Ancora valle! Oramai sta diventando una routine, un’abitudine voluta e molto piacevole: questo piccolo gioiello non è mai a sufficienza, più lo gusto e più ne voglio. Forse sono stregato da queste sue pareti, dal mormorio del torrente, dai prati, dalle case in sasso. Ma del resto i mesi primaverili sono il meglio per scoprire le virtù di questo paradiso non ancora infestato dai gitanti di luglio e agosto quando per trovare un po’ di pace bisogna inerpicarsi sui sentieri che salgono per le valli laterali.
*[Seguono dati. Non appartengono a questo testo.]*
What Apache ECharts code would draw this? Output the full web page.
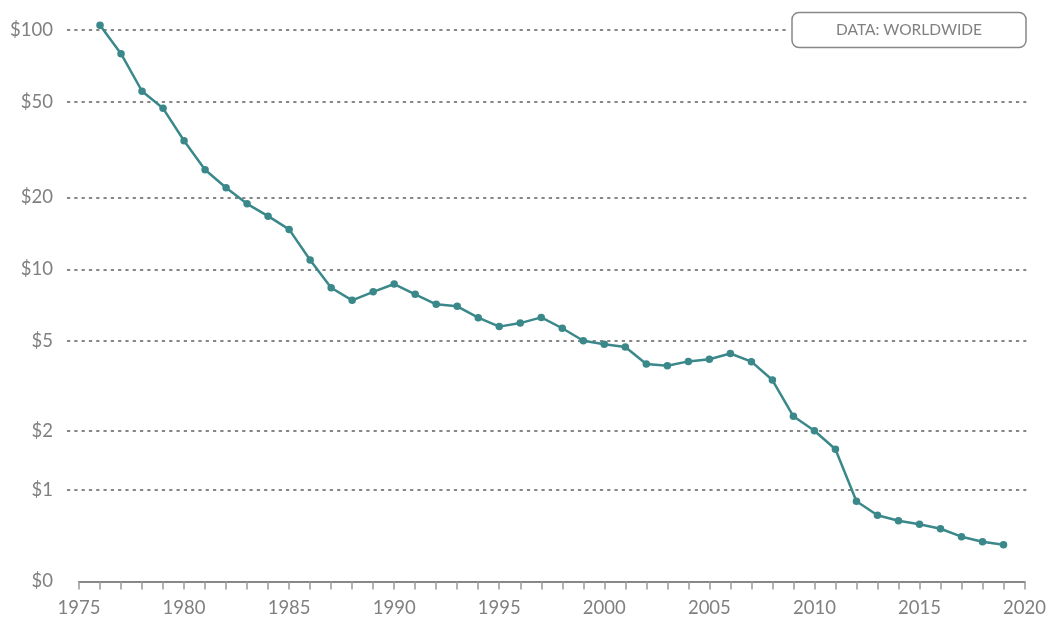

Sono con Micol. Passeggiamo tranquillamente lungo il fondovalle cercando di smaltire una buona dose di sonno: del resto bisogna pagare dazio per le “imprese” del giorno prima ma, con una giornata come questa, non potrei certo rinunciare a un’altra salita. Non ci dispiacerebbe salire Vortice di Fiabe ma, per il momento, ci accontentiamo di arrampicare alle Placche del Giardino e poi vedremo. Già sull’avvicinamento sono tratto in inganno: poco prima di raggiungere la base della parete, i folti rami di un abete mi deviano dal sentiero inducendomi a salire per un percorso erroneo che ci conduce comunque alla meta. Siamo soli mentre più in alto si sentono i richiami delle cordate su Kundalini. L’obiettivo iniziale è oramai messo da parte: saliremo Lunaria e poi valuteremo il da farsi.

La prima lunghezza è d’ordinaria amministrazione ma è anche l’ideale per scaldare i motori in preparazione per il tiro successivo che mi inganna non poco. Osservandolo dalla sosta non sembra nient’altro che una semplice placca da salire senza patemi anche perchè la chiodatura sembra insolitamente vicina per gli standard vallivi. Riprendo la scalata sotto l’occhio attento di Micol. L’inizio, in effetti, non è nulla di particolare: si sale per una placca appoggiata d’aderenza fino a quando la stessa inizia a impennarsi. Proseguo lentamente, cercando con lo sguardo quello che non c’è: l’appiglio! Lentamente e fidandomi dell’attrito delle scarpe raggiungo la sosta dopo un’interminabile e non semplice salita. Ora tocca Micol raggiungermi. La guardo scalare fin dalla partenza: dopo un attimo di titubanza, arriva rapidamente all’inizio del duro. Per lei è la prima volta su queste difficoltà e su questo genere di progressione. Si affida egregiamente ai piedi guadagnando metro su metro; ogni tanto leggo un certo sconforto sul suo volto ma poi quell’ombra è subito fugata da un sorriso quando il passo impegnativo è superato. E poi finalmente siamo nuovamente insieme. Un’altra lunghezza facile e concludiamo la nostra salita. Sotto di noi si trovano gli alpeggi di Cascina Piana: ai tavoli siedono numerosi escursionisti col naso rivolto all’insù mentre gustano un piatto di pizzoccheri. A noi spetta solo qualche grissino e una fetta di pane: è dura la vita del climber!

Ne approfitto per ripassare con Micol le manovre di corda doppia, tanto più che dobbiamo ancora scendere dalla via. Con tre doppie siamo nuovamente alla base, dopo una tranquilla discesa. Decidiamo quindi di sgranchire ancora un po’ le gambe in direzione delle casere della Rasica: fa incredibilmente caldo per il periodo e così ci fermiamo all’ombra di alcuni alberi per sgranocchiare qualcosa fino al momento in cui è proprio necessario ritornare alla civiltà.